Looks absolutely delicious! I cooked on an electric stove for many years and finally got a gas stove a couple of years ago. Love using my wok now 🙂 Will definitely try this dish in it.
I have the same problem with electric stoves. I’ve had gas for years but my daughter has electric and it’s just not the same.
I love your solution though and the fried rice looks amazing. It’s so great too to have such a great video to really see how easy it is. Thanks Maggie!
I have an electric and it drives me nuts. I have a gas stove out west and I miss it so much! I absolutely love this dish, Maggie, and love your videos. They are inspiring!
I have missed my gas stove for years and always wanted another. It is so expensive to run the gas line it’s just not worth it. Anyway – love this dish – it looks wonderful and I bet it did feel good to be able to stir fry with the right equipment. Thanks!
So glad you are able to cook with a wok again on your portable gas stove. This fried rice looks perfect! It’s a favorite around here and I definitely want some for dinner tonight 🙂
I love how beautifully easy this is, Maggie (I really enjoyed the video!)
Do you usually eat it by itself, or with something? 🙂
I have been cooking on an electric stove for 60 years. No problems with the shrimp fried rice recipe which turned out great. Very tasty and light. I didn’t have shrimp and substituted steamed cod which I broke into pieces after it cooled a bit. I think a lot of substitutions are possible with this recipe. The result will in most cases be good.
Thank You for the detail you put into the recipes, it makes it so easy to make. Thank You Again!
You’re the most welcome Ken! Glad to hear you like the dish 🙂
Can you make this using frozen vegetables? Does that change the order of cooking?
Hi Michelle, yes, you can use the frozen vegetables and the order of cooking doesn’t change.
Happy cooking and hope your dish turns out great! 🙂
I found your website via Nagi recipe tin eats who was singing your praises. nice to have found you.
Could you show a picture of your portable gas stove? Thanks.
I don’t have a picture now but this is the stove I have (and used in the video): http://amzn.to/28JoJG3
Loved it! I had try many different recipes and I never got the flavor but this one did. I love it!!
Hi Maggie, I made this just as recipe except I used pepper salt to marinate the shrimp, couldn’t be better.
Thanks for the recipe, will be my go to.
Maggie an induction cooking plate may be much better than your electric stove. I am suggesting it because it generates heat differently from the electric stove. The problem is you need to use only stainless steel or cast iron implements, as they are magnetized to do the cooking. Look into it!

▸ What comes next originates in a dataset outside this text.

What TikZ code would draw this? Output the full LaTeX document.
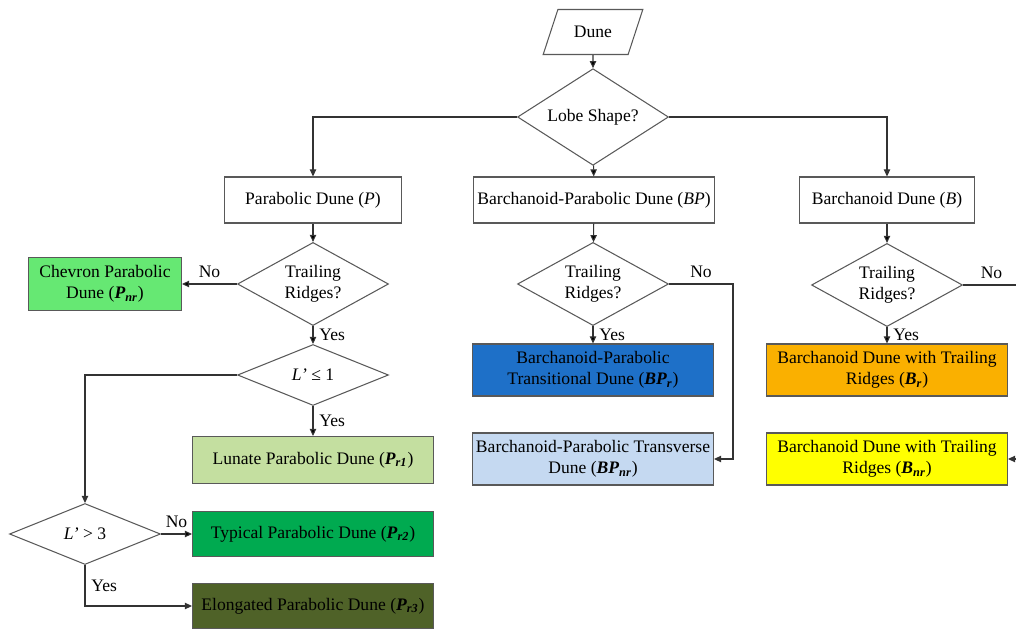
\documentclass[tikz,border=0pt]{standalone}
\usepackage{fontspec}
\setmainfont{Liberation Serif}
\usetikzlibrary{shapes.geometric,arrows.meta}
\newcommand{\dsym}[2]{\textbf{\textit{#1}}\textsubscript{\textbf{\textit{#2}}}}
\definecolor{chevgreen}{RGB}{102,232,115}
\definecolor{lunategreen}{RGB}{196,223,160}
\definecolor{typicalgreen}{RGB}{0,170,80}
\definecolor{elonggreen}{RGB}{79,98,40}
\definecolor{bprblue}{RGB}{30,112,200}
\definecolor{bpnrblue}{RGB}{197,217,241}
\definecolor{brorange}{RGB}{250,176,0}
\definecolor{bnryellow}{RGB}{255,255,0}
\begin{document}
\begin{tikzpicture}[x=0.02cm,y=-0.02cm,line width=0.6pt,
                    box/.style={rectangle,draw=black!65,fill=white,align=center,minimum height=0.92cm,inner sep=1pt},
                    wide box/.style={box,minimum width=4.82cm},
                    decision/.style={diamond,draw=black!65,align=center,minimum width=3.02cm,minimum height=1.22cm,inner sep=-1.5pt},
                    flow/.style={draw=black!80,-{Triangle[length=4pt,width=3.6pt]}}
                   ]
  \useasboundingbox (0,0) rectangle (1016,631);
  \clip (0,0) rectangle (1016,631);

  \node[trapezium,trapezium left angle=66,trapezium right angle=114,trapezium stretches=true,
        draw=black!65,minimum width=2cm,minimum height=0.9cm] (dune) at (593,32) {Dune};
  \node[decision] (lobe) at (593,117) {Lobe Shape?};

  \node[box,minimum width=3.54cm] (par) at (313,200) {Parabolic Dune (\textit{P})};
  \node[wide box] (bp) at (594,200) {Barchanoid-Parabolic Dune (\textit{BP})};
  \node[box,minimum width=3.5cm] (bar) at (887,200) {Barchanoid Dune (\textit{B})};

  \node[decision] (ptr) at (313,284) {Trailing\\Ridges?};
  \node[decision] (bptr) at (593,284) {Trailing\\Ridges?};
  \node[decision] (btr) at (887,285) {Trailing\\Ridges?};

  % parabolic branch
  \node[box,fill=chevgreen,minimum width=3.06cm,minimum height=1.06cm] (chev) at (105,284) {Chevron Parabolic\\Dune (\dsym{P}{nr})};
  \node[decision] (lone) at (313,375) {\textit{L’} ≤ 1};
  \node[wide box,fill=lunategreen,minimum height=0.94cm] (lun) at (313,460) {Lunate Parabolic Dune (\dsym{P}{r1})};
  \node[decision] (lthree) at (85,534) {\textit{L’} > 3};
  \node[wide box,fill=typicalgreen,minimum height=0.9cm] (typ) at (313,534) {Typical Parabolic Dune (\dsym{P}{r2})};
  \node[wide box,fill=elonggreen,minimum height=0.9cm] (elo) at (313,606) {Elongated Parabolic Dune (\dsym{P}{r3})};

  % barchanoid-parabolic and barchanoid branches
  \node[wide box,fill=bprblue,minimum height=1.04cm] (bpr) at (593,370) {Barchanoid-Parabolic\\Transitional Dune (\dsym{BP}{r})};
  \node[wide box,fill=bpnrblue,minimum height=1.04cm] (bpnr) at (593,459) {Barchanoid-Parabolic Transverse\\Dune (\dsym{BP}{nr})};
  \node[wide box,fill=brorange,minimum height=1.04cm] (br) at (887,370) {Barchanoid Dune with Trailing\\Ridges (\dsym{B}{r})};
  \node[wide box,fill=bnryellow,minimum height=1.04cm] (bnr) at (887,459) {Barchanoid Dune with Trailing\\Ridges (\dsym{B}{nr})};

  \coordinate (bpturn) at (733,284);
  \coordinate (bturn) at (1040,285);

  \path[flow]%
   (dune) edge (lobe)
   (lobe) edge (bp)
   (par) edge (ptr)
   (bp) edge (bptr)
   (bar) edge (btr)
   (ptr) edge node[above] {No} (chev)
   (ptr) edge node[right] {Yes} (lone)
   (lone) edge node[right] {Yes} (lun)
   (lthree) edge node[above] {No} (typ)
   (bptr) edge node[right] {Yes} (bpr)
   (btr) edge node[right] {Yes} (br);

  \draw[flow] (lobe.west) -| (par.north);
  \draw[flow] (lobe.east) -| (bar.north);
  \draw[flow] (lone.west) -| (lthree.north);
  \draw[flow] (lthree.south) |- node[right,pos=0.25] {Yes} (elo.west);
  \draw[flow] (bptr.east) -- node[above] {No} (bpturn) |- (bpnr.east);
  \draw[flow] (btr.east) -- node[above,pos=0.37] {No} (bturn) |- (bnr.east);
\end{tikzpicture}
\end{document}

It looks easy to cook. I will try it this evening. I am curious if i will not burn it. Anyway. I dont eat ham . Do you have any other advice of same soft texture of meat that i can use? Like , is sausage cut in pieces also good? And, is adding dried shrimps or anjofish or both also ok ? Thanks
You can usually use cut up sausage and it should be delicious. For dried seafood, I would use dried shrimp only.
A family favorite!
I tried this tonight. This was my first ever attempt at making fried rice. I had left over white rice, peas and ham and googled to see what I could make. I had frozen shrimp, cooking white wine, soy sauce and sweet onion, and eggs. Well pretty much everything but carrots and green onions. You aren’t kidding about needing everything ready before you start. LOL. I have white pepper, but it was all moving so fast it was quicker to grab the regular pepper shaker. I used a 5 quart cast iron skillet that I preheated on my gas stove. Worked just fine. I did use 2 Tbl spoons olive oil to start it off since you recommended using more if not using a wok.
It turned out great. I will use 3 eggs next time since my eggs were so small. My husband loved it and was eating it out of the pan after we were done. Always a good indication that it was delicious! I plan to try your chicken fried rice recipe next. That is what I always order when we go out.
So happy to hear you nailed it the first time making fried rice and enjoyed it! Thanks for leaving a positive review 🙂
Maggie, I’ve had so much trouble with fried rice in the past. Lumpy, soggy or just plain gross. This particular order and method you specified worked really well for me. It came out beautifully, with lots of fresh, evenly cooked veggies and non-sticky rice. Unfortunately, I didn’t have the ham, so I just used more shrimp. Still superb! Didn’t even miss it! Thanks for the excellent techniques and recipes! I keep learning to make the best meals from you!
P.S. This pairs well with a dry Sauvignon Blanc.